**WHAT YOU NEED TO DO**: Quote each line of the material verbatim, without the pictures.

=== SOURCE EXCERPT ===

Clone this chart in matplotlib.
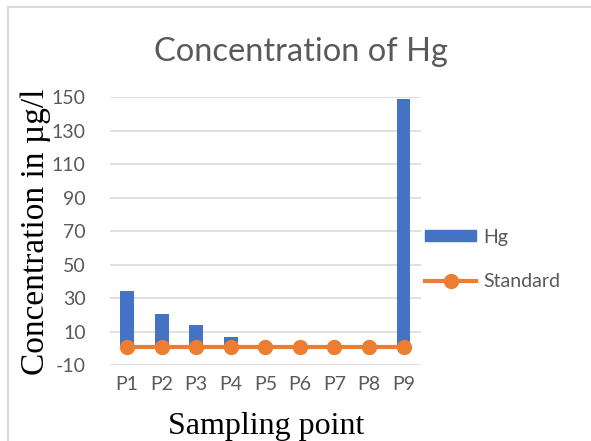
import matplotlib.pyplot as plt
from matplotlib.lines import Line2D
from matplotlib.patches import Patch

# data
points = ['P1', 'P2', 'P3', 'P4', 'P5', 'P6', 'P7', 'P8', 'P9']
hg = [34.5, 20.3, 13.8, 6.6, 0, 0, 0, 0, 149]
standard = [1, 1, 1, 1, 1, 1, 1, 1, 1]
yticks = [-10, 10, 30, 50, 70, 90, 110, 130, 150]

blue = '#4472C4'
orange = '#ED7D31'
gray = '#595959'
sans = ['Lato', 'DejaVu Sans']
serif = ['Liberation Serif', 'DejaVu Serif']
plt.rcParams['axes.unicode_minus'] = False

fig = plt.figure(figsize=(5.91, 4.41), dpi=100)
ax = fig.add_axes([0.186, 0.172, 0.526, 0.608])

x = range(len(points))
ax.bar(x, hg, width=0.4, color=blue, zorder=2)
ax.plot(x, standard, color=orange, lw=3, marker='o', ms=10, zorder=3)

ax.set_xlim(-0.5, len(points) - 0.5)
ax.set_ylim(-10, 150)
ax.set_yticks(yticks)
ax.set_xticks(list(x))
ax.set_xticklabels(points)
ax.yaxis.grid(True, color='#D9D9D9', lw=1.2, zorder=0)
for s in ax.spines.values():
    s.set_visible(False)
ax.tick_params(length=0, labelsize=14, labelcolor=gray)
ax.tick_params(axis='y', pad=17.5)
ax.tick_params(axis='x', pad=8)
for lab in ax.get_xticklabels() + ax.get_yticklabels():
    lab.set_family(sans)

fig.text(0.51, 0.882, 'Concentration of Hg', ha='center', va='center',
         fontsize=23.5, color=gray, family=sans)
fig.text(0.45, 0.033, 'Sampling point', ha='center', va='center',
         fontsize=23, family=serif)
fig.text(0.06, 0.474, 'Concentration in µg/l', ha='center', va='center',
         fontsize=24, family=serif, rotation=90)

handles = [Patch(color=blue),
           Line2D([], [], color=orange, lw=3, marker='o', ms=10)]
leg = fig.legend(handles, ['Hg', 'Standard'], loc='center left',
                 bbox_to_anchor=(0.69, 0.412), frameon=False,
                 handlelength=2.6, handleheight=0.5, labelspacing=1.4,
                 handletextpad=0.4, prop={'family': sans, 'size': 14})
for t in leg.get_texts():
    t.set_color(gray)

# outer chart frame (only top and left edges visible in the crop)
fig.add_artist(Line2D([0.0135, 0.0135], [0, 0.983], color='#D9D9D9', lw=1.5))
fig.add_artist(Line2D([0.0135, 1], [0.983, 0.983], color='#D9D9D9', lw=1.5))

fig.savefig('out.png', dpi=100)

===

**ANSWER BELOW**:
Clone this chart in matplotlib.
import matplotlib.pyplot as plt
from matplotlib.lines import Line2D
from matplotlib.patches import Patch

# data
points = ['P1', 'P2', 'P3', 'P4', 'P5', 'P6', 'P7', 'P8', 'P9']
hg = [34.5, 20.3, 13.8, 6.6, 0, 0, 0, 0, 149]
standard = [1, 1, 1, 1, 1, 1, 1, 1, 1]
yticks = [-10, 10, 30, 50, 70, 90, 110, 130, 150]

blue = '#4472C4'
orange = '#ED7D31'
gray = '#595959'
sans = ['Lato', 'DejaVu Sans']
serif = ['Liberation Serif', 'DejaVu Serif']
plt.rcParams['axes.unicode_minus'] = False

fig = plt.figure(figsize=(5.91, 4.41), dpi=100)
ax = fig.add_axes([0.186, 0.172, 0.526, 0.608])

x = range(len(points))
ax.bar(x, hg, width=0.4, color=blue, zorder=2)
ax.plot(x, standard, color=orange, lw=3, marker='o', ms=10, zorder=3)

ax.set_xlim(-0.5, len(points) - 0.5)
ax.set_ylim(-10, 150)
ax.set_yticks(yticks)
ax.set_xticks(list(x))
ax.set_xticklabels(points)
ax.yaxis.grid(True, color='#D9D9D9', lw=1.2, zorder=0)
for s in ax.spines.values():
    s.set_visible(False)
ax.tick_params(length=0, labelsize=14, labelcolor=gray)
ax.tick_params(axis='y', pad=17.5)
ax.tick_params(axis='x', pad=8)
for lab in ax.get_xticklabels() + ax.get_yticklabels():
    lab.set_family(sans)

fig.text(0.51, 0.882, 'Concentration of Hg', ha='center', va='center',
         fontsize=23.5, color=gray, family=sans)
fig.text(0.45, 0.033, 'Sampling point', ha='center', va='center',
         fontsize=23, family=serif)
fig.text(0.06, 0.474, 'Concentration in µg/l', ha='center', va='center',
         fontsize=24, family=serif, rotation=90)

handles = [Patch(color=blue),
           Line2D([], [], color=orange, lw=3, marker='o', ms=10)]
leg = fig.legend(handles, ['Hg', 'Standard'], loc='center left',
                 bbox_to_anchor=(0.69, 0.412), frameon=False,
                 handlelength=2.6, handleheight=0.5, labelspacing=1.4,
                 handletextpad=0.4, prop={'family': sans, 'size': 14})
for t in leg.get_texts():
    t.set_color(gray)

# outer chart frame (only top and left edges visible in the crop)
fig.add_artist(Line2D([0.0135, 0.0135], [0, 0.983], color='#D9D9D9', lw=1.5))
fig.add_artist(Line2D([0.0135, 1], [0.983, 0.983], color='#D9D9D9', lw=1.5))

fig.savefig('out.png', dpi=100)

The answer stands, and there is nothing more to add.